Remembering '68: The invention of a feminist tradition
and the construction of a collectiv identity. Women's movement in France and
West-Germany in the seventies
Kristina Schulz, Universität Bielefeld, Germany
"1968" figures as a turning-point in the history of the western world. Further more, "1968" is considered to be the founding event of the Women's movements, like "The second sexe" is considered to be its founding text, "the bible of women's liberation". Within the women's movements of the seventies both references were controversal and the subject of a never ending negociation. My suggestion is that they were not the factors that triggered the mobilising processes but elements in the process of constructing collective identity by invoking - or refusing - a specific protest tradition.
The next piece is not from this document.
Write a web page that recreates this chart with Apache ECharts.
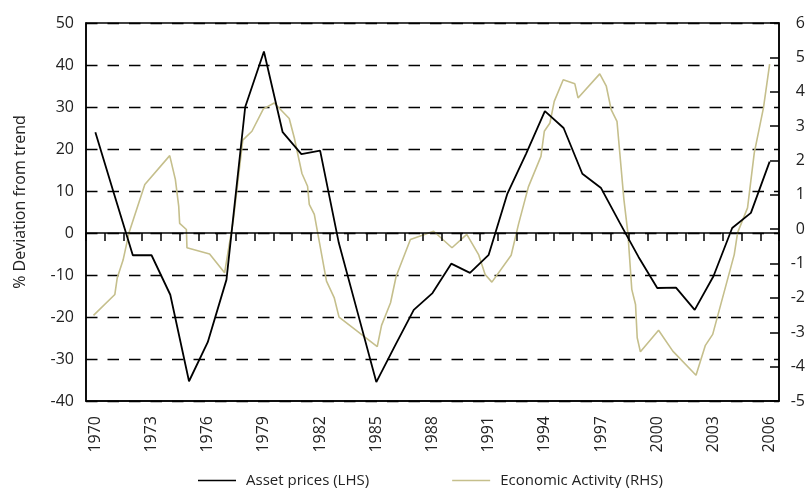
<!DOCTYPE html>
<html><head><meta charset="utf-8">
<script src="https://cdn.jsdelivr.net/npm/echarts@6/dist/echarts.min.js"></script>
<style>html,body{margin:0;padding:0;background:#fff}#c{width:808px;height:488px}</style>
</head><body><div id="c"></div>
<script>
// Categories (years)
const years = ['1970','1971','1972','1973','1974','1975','1976','1977','1978','1979',
  '1980','1981','1982','1983','1984','1985','1986','1987','1988','1989',
  '1990','1991','1992','1993','1994','1995','1996','1997','1998','1999',
  '2000','2001','2002','2003','2004','2005','2006'];

// Asset prices (LHS), % deviation from trend, annual
const assetPrices = [24, 9.3, -5.3, -5.3, -14.7, -35.3, -26, -11.1, 30, 43.2,
  24, 18.8, 19.6, -2.4, -18.9, -35.5, -26.8, -18.3, -14.3, -7.3,
  -9.5, -5.2, 9.4, 18.9, 29, 25, 14.1, 10.7, 2.4, -5.7,
  -13.1, -13, -18.3, -10.3, 1.2, 4.8, 17];

// Economic Activity (RHS): time (decimal year) and value
const econTime = [1969.9, 1971.04, 1971.17, 1971.48, 1971.8, 1972.64, 1973.97, 1974.27, 1974.45, 1974.5,
  1974.86, 1974.89, 1976.1, 1976.9, 1977.37, 1977.87, 1978.36, 1978.97, 1979.55, 1980.35,
  1980.62, 1981.03, 1981.33, 1981.42, 1981.69, 1982.34, 1982.75, 1983.01, 1985.05, 1985.28,
  1985.76, 1986.06, 1986.82, 1988.06, 1989.04, 1989.83, 1990.46, 1990.81, 1991.17, 1992.2,
  1992.59, 1993.12, 1993.79, 1993.97, 1994.27, 1994.5, 1994.98, 1995.6, 1995.77, 1996.93,
  1997.28, 1997.54, 1997.85, 1998.22, 1998.43, 1998.64, 1998.84, 1998.93, 1999.1, 2000.07,
  2000.83, 2002.07, 2002.57, 2002.96, 2004.11, 2004.29, 2004.82, 2005.18, 2005.67, 2006.0];
const econValue = [-2.51, -1.90, -1.41, -0.90, -0.10, 1.30, 2.14, 1.45, 0.67, 0.17,
  -0.01, -0.54, -0.72, -1.27, 0.28, 2.59, 2.85, 3.50, 3.67, 3.22,
  2.66, 1.62, 1.25, 0.72, 0.43, -1.51, -1.99, -2.56, -3.42, -2.80,
  -2.14, -1.37, -0.30, -0.06, -0.54, -0.15, -0.74, -1.32, -1.54, -0.76,
  0.14, 1.23, 2.12, 2.85, 3.09, 3.72, 4.35, 4.23, 3.82, 4.52,
  4.16, 3.48, 3.14, 0.86, -0.10, -1.75, -2.19, -3.16, -3.57, -2.94,
  -3.55, -4.25, -3.38, -3.06, -0.74, -0.10, 0.62, 2.22, 3.53, 4.8];

const seriesNames = ['Asset prices (LHS)', 'Economic Activity (RHS)'];
const yAxisName = '% Deviation from trend';

const FONT = '"Open Sans", "Noto Sans", sans-serif';
const TXT = '#222';
const GREEN = '#c5bf8c';

const chart = echarts.init(document.getElementById('c'), null, {renderer: 'canvas'});
chart.setOption({
  animation: false,
  backgroundColor: '#fff',
  textStyle: {fontFamily: FONT, color: TXT},
  grid: {left: 86, right: 27, top: 23, bottom: 87, show: true, borderColor: '#000', borderWidth: 1.5, backgroundColor: 'transparent'},
  graphic: [{
    type: 'text', x: 20, y: 202, rotation: Math.PI / 2,
    style: {text: yAxisName, fontSize: 16, fontFamily: FONT, fill: TXT, align: 'center', verticalAlign: 'middle'}
  }],
  legend: {
    left: 198, top: 473, padding: 0, itemWidth: 38, itemHeight: 1.6, itemGap: 83,
    icon: 'rect',
    data: seriesNames,
    textStyle: {fontSize: 15, fontFamily: FONT, color: TXT, padding: [0, 0, 0, 5]}
  },
  xAxis: [
    {
      type: 'category', data: years, position: 'bottom', boundaryGap: true,
      axisLine: {onZero: true, lineStyle: {color: '#000', width: 1.5}},
      axisTick: {show: true, interval: 0, length: 8, inside: false, lineStyle: {color: '#000', width: 1.5}},
      axisLabel: {show: false}, splitLine: {show: false}, z: 5
    },
    {
      type: 'category', data: years, position: 'bottom', boundaryGap: true,
      axisLine: {onZero: false, show: true, lineStyle: {color: '#000', width: 1.5}},
      axisTick: {show: false},
      axisLabel: {interval: 2, rotate: 90, margin: 15, fontSize: 16, fontFamily: FONT, color: TXT},
      splitLine: {show: false}
    },
    {
      type: 'value', min: 1969.5, max: 2006.5, show: false, position: 'bottom'
    }
  ],
  yAxis: [
    {
      type: 'value', min: -40, max: 50, interval: 10, position: 'left',
      axisLine: {show: true, lineStyle: {color: '#000', width: 1.5}},
      axisTick: {show: false},
      axisLabel: {margin: 12, fontSize: 16, fontFamily: FONT, color: TXT},
      splitLine: {show: true, lineStyle: {color: '#000', width: 1.3, type: [11.5, 10]}}
    },
    {
      type: 'value', min: -5, max: 6, interval: 1, position: 'right',
      axisLine: {show: true, lineStyle: {color: '#000', width: 1.5}},
      axisTick: {show: true, inside: true, length: 9, lineStyle: {color: '#000', width: 1.5}},
      axisLabel: {margin: 26, align: 'right', fontSize: 16, fontFamily: FONT, color: TXT},
      splitLine: {show: false}
    }
  ],
  series: [
    {
      name: seriesNames[0], type: 'line', xAxisIndex: 0, yAxisIndex: 0,
      data: assetPrices, symbol: 'none', z: 4,
      lineStyle: {color: '#000', width: 1.8}, itemStyle: {color: '#000'}
    },
    {
      name: seriesNames[1], type: 'line', xAxisIndex: 2, yAxisIndex: 1,
      data: econTime.map((t, i) => [t, econValue[i]]), symbol: 'none', z: 3,
      lineStyle: {color: GREEN, width: 1.6}, itemStyle: {color: GREEN}
    }
  ]
});
</script>
</body></html>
Studying "1968" in West-Germany and France, my contibution aims to
1. show that the 'invention of tradition' is a process of negociation between groupes and individuals persuing special interests. This is the theoretical point I want to make. Analysing the competing and sometimes divergent interpretations as well as the groupes which articulate them and the means and methodes by which they are communicated, I want to focus on the dynamics of this process of constructing a collective identity.
2. reexamine the significance given to 1968 from the perspective of gender history. Historically, I shall argue that for women a periodisation of "the long seventies" (1968 - 1980/81) is more suitable than that of "the sixties" (1962 - 1973/74) suggested by Arthur Marwick (The sixties: Cultural revolution in Britain, France, Italy and the United States c. 1958 - c. 1974, Oxfort 1998).
The comparison serves as regulating element. From an historical point of view, the heritage of "1968" in West-Germany consists of fonctionning networks and groupes which will support the mobilizing process of the women's movement three years later. In opposition, the events of May 68 have not - at least much less - produced networks, that had the same impact. However, from a stuctural point of view "1968" plays the same role in the process of establishing a collective identity by defining a collective memory.